Begin WORKING DATA
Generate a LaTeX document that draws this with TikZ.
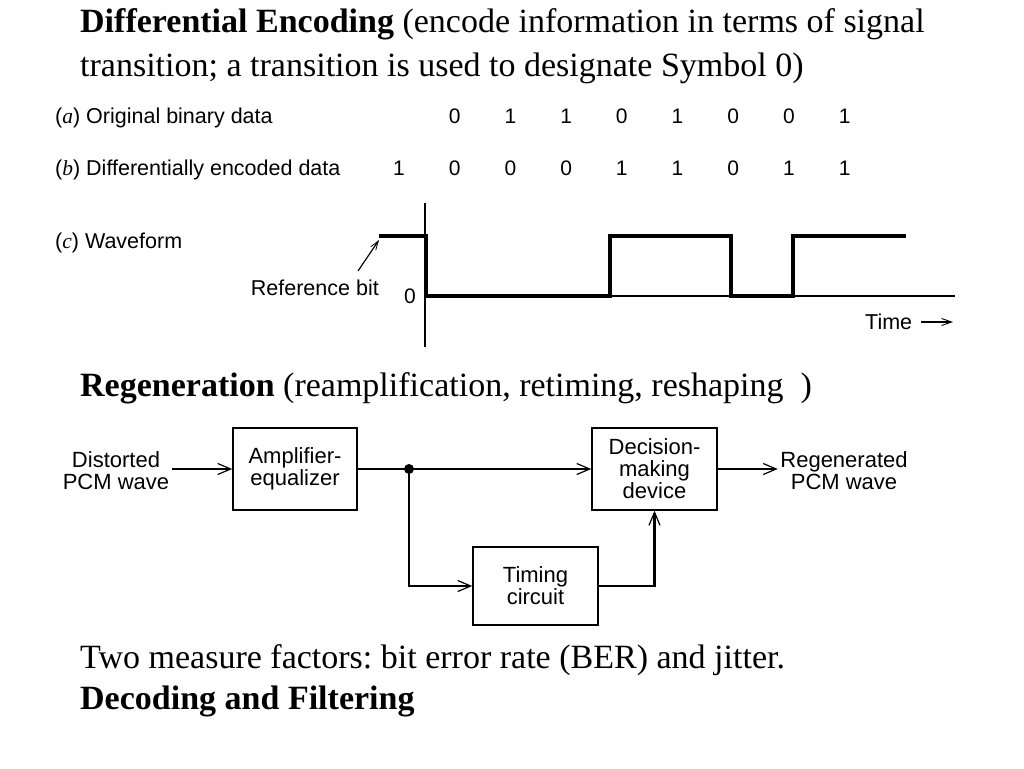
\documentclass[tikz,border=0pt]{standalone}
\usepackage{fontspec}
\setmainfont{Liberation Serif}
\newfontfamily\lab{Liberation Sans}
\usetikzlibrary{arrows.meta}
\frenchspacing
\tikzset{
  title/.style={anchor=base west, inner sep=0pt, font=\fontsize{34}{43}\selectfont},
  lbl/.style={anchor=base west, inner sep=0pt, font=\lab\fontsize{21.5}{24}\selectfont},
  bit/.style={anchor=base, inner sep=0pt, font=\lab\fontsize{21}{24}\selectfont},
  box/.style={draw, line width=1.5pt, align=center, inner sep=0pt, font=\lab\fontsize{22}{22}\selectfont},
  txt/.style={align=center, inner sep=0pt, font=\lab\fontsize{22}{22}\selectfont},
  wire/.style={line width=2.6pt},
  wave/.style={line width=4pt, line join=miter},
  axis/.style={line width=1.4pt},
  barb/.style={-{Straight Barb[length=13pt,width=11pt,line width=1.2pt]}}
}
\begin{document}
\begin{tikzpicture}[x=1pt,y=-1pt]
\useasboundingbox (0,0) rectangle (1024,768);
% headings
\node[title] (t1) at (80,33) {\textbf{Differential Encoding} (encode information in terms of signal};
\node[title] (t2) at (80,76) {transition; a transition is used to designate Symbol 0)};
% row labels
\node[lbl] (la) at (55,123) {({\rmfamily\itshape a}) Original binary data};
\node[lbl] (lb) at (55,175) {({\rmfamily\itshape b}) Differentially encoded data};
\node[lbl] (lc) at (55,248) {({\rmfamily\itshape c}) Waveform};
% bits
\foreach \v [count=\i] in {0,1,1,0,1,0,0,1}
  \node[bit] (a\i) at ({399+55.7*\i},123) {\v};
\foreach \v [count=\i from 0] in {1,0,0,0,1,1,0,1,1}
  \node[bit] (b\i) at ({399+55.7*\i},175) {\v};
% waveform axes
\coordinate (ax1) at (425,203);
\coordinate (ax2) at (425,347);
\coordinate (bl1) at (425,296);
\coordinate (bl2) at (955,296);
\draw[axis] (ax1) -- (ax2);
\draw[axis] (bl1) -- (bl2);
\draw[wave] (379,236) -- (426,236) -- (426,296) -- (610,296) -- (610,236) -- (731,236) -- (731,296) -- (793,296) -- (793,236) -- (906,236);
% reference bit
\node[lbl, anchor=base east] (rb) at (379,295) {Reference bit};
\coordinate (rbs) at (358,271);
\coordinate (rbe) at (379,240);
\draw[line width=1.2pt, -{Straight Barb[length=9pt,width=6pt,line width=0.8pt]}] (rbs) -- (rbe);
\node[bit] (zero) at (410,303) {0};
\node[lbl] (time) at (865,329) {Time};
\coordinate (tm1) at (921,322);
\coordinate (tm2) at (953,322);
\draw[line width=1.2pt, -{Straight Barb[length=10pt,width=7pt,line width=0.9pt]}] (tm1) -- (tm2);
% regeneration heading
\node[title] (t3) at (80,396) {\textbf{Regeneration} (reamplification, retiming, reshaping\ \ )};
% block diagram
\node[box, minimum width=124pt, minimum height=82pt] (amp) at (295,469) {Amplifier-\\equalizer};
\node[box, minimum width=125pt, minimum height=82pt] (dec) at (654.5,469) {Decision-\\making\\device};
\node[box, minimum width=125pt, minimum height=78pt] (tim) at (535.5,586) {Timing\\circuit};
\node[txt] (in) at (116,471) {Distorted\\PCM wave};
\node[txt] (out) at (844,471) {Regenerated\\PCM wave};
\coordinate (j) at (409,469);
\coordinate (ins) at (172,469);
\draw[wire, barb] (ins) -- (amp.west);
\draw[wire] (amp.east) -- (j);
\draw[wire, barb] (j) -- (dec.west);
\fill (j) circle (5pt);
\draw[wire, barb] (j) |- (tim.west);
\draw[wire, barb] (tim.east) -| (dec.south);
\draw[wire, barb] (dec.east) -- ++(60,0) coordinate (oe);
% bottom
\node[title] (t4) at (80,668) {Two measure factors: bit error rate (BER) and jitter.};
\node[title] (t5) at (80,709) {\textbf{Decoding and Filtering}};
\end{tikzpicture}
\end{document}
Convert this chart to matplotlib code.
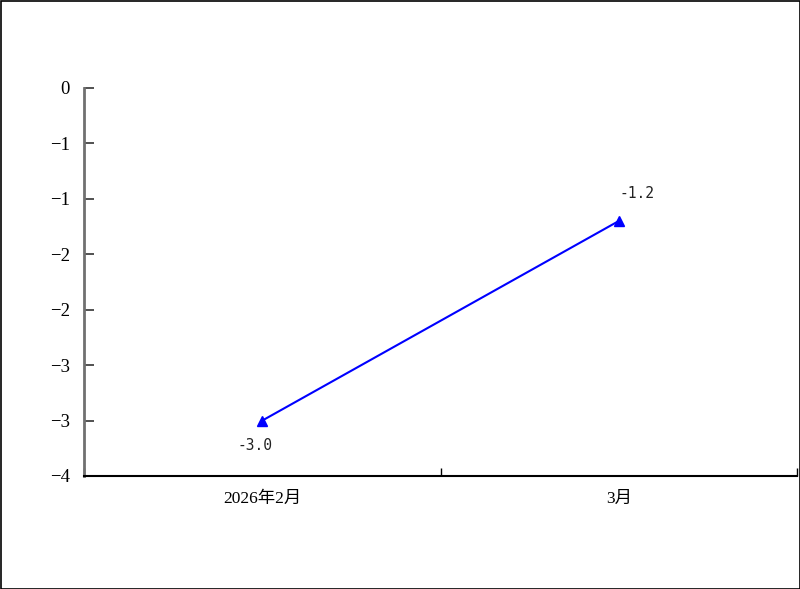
End WORKING DATA
- _WHAT YOU HAVE TO DO_
Quote in full the listing given above; the images are to be left out.

- _WRITTEN REPLY_
Generate a LaTeX document that draws this with TikZ.
\documentclass[tikz,border=0pt]{standalone}
\usepackage{fontspec}
\setmainfont{Liberation Serif}
\newfontfamily\lab{Liberation Sans}
\usetikzlibrary{arrows.meta}
\frenchspacing
\tikzset{
  title/.style={anchor=base west, inner sep=0pt, font=\fontsize{34}{43}\selectfont},
  lbl/.style={anchor=base west, inner sep=0pt, font=\lab\fontsize{21.5}{24}\selectfont},
  bit/.style={anchor=base, inner sep=0pt, font=\lab\fontsize{21}{24}\selectfont},
  box/.style={draw, line width=1.5pt, align=center, inner sep=0pt, font=\lab\fontsize{22}{22}\selectfont},
  txt/.style={align=center, inner sep=0pt, font=\lab\fontsize{22}{22}\selectfont},
  wire/.style={line width=2.6pt},
  wave/.style={line width=4pt, line join=miter},
  axis/.style={line width=1.4pt},
  barb/.style={-{Straight Barb[length=13pt,width=11pt,line width=1.2pt]}}
}
\begin{document}
\begin{tikzpicture}[x=1pt,y=-1pt]
\useasboundingbox (0,0) rectangle (1024,768);
% headings
\node[title] (t1) at (80,33) {\textbf{Differential Encoding} (encode information in terms of signal};
\node[title] (t2) at (80,76) {transition; a transition is used to designate Symbol 0)};
% row labels
\node[lbl] (la) at (55,123) {({\rmfamily\itshape a}) Original binary data};
\node[lbl] (lb) at (55,175) {({\rmfamily\itshape b}) Differentially encoded data};
\node[lbl] (lc) at (55,248) {({\rmfamily\itshape c}) Waveform};
% bits
\foreach \v [count=\i] in {0,1,1,0,1,0,0,1}
  \node[bit] (a\i) at ({399+55.7*\i},123) {\v};
\foreach \v [count=\i from 0] in {1,0,0,0,1,1,0,1,1}
  \node[bit] (b\i) at ({399+55.7*\i},175) {\v};
% waveform axes
\coordinate (ax1) at (425,203);
\coordinate (ax2) at (425,347);
\coordinate (bl1) at (425,296);
\coordinate (bl2) at (955,296);
\draw[axis] (ax1) -- (ax2);
\draw[axis] (bl1) -- (bl2);
\draw[wave] (379,236) -- (426,236) -- (426,296) -- (610,296) -- (610,236) -- (731,236) -- (731,296) -- (793,296) -- (793,236) -- (906,236);
% reference bit
\node[lbl, anchor=base east] (rb) at (379,295) {Reference bit};
\coordinate (rbs) at (358,271);
\coordinate (rbe) at (379,240);
\draw[line width=1.2pt, -{Straight Barb[length=9pt,width=6pt,line width=0.8pt]}] (rbs) -- (rbe);
\node[bit] (zero) at (410,303) {0};
\node[lbl] (time) at (865,329) {Time};
\coordinate (tm1) at (921,322);
\coordinate (tm2) at (953,322);
\draw[line width=1.2pt, -{Straight Barb[length=10pt,width=7pt,line width=0.9pt]}] (tm1) -- (tm2);
% regeneration heading
\node[title] (t3) at (80,396) {\textbf{Regeneration} (reamplification, retiming, reshaping\ \ )};
% block diagram
\node[box, minimum width=124pt, minimum height=82pt] (amp) at (295,469) {Amplifier-\\equalizer};
\node[box, minimum width=125pt, minimum height=82pt] (dec) at (654.5,469) {Decision-\\making\\device};
\node[box, minimum width=125pt, minimum height=78pt] (tim) at (535.5,586) {Timing\\circuit};
\node[txt] (in) at (116,471) {Distorted\\PCM wave};
\node[txt] (out) at (844,471) {Regenerated\\PCM wave};
\coordinate (j) at (409,469);
\coordinate (ins) at (172,469);
\draw[wire, barb] (ins) -- (amp.west);
\draw[wire] (amp.east) -- (j);
\draw[wire, barb] (j) -- (dec.west);
\fill (j) circle (5pt);
\draw[wire, barb] (j) |- (tim.west);
\draw[wire, barb] (tim.east) -| (dec.south);
\draw[wire, barb] (dec.east) -- ++(60,0) coordinate (oe);
% bottom
\node[title] (t4) at (80,668) {Two measure factors: bit error rate (BER) and jitter.};
\node[title] (t5) at (80,709) {\textbf{Decoding and Filtering}};
\end{tikzpicture}
\end{document}
Convert this chart to matplotlib code.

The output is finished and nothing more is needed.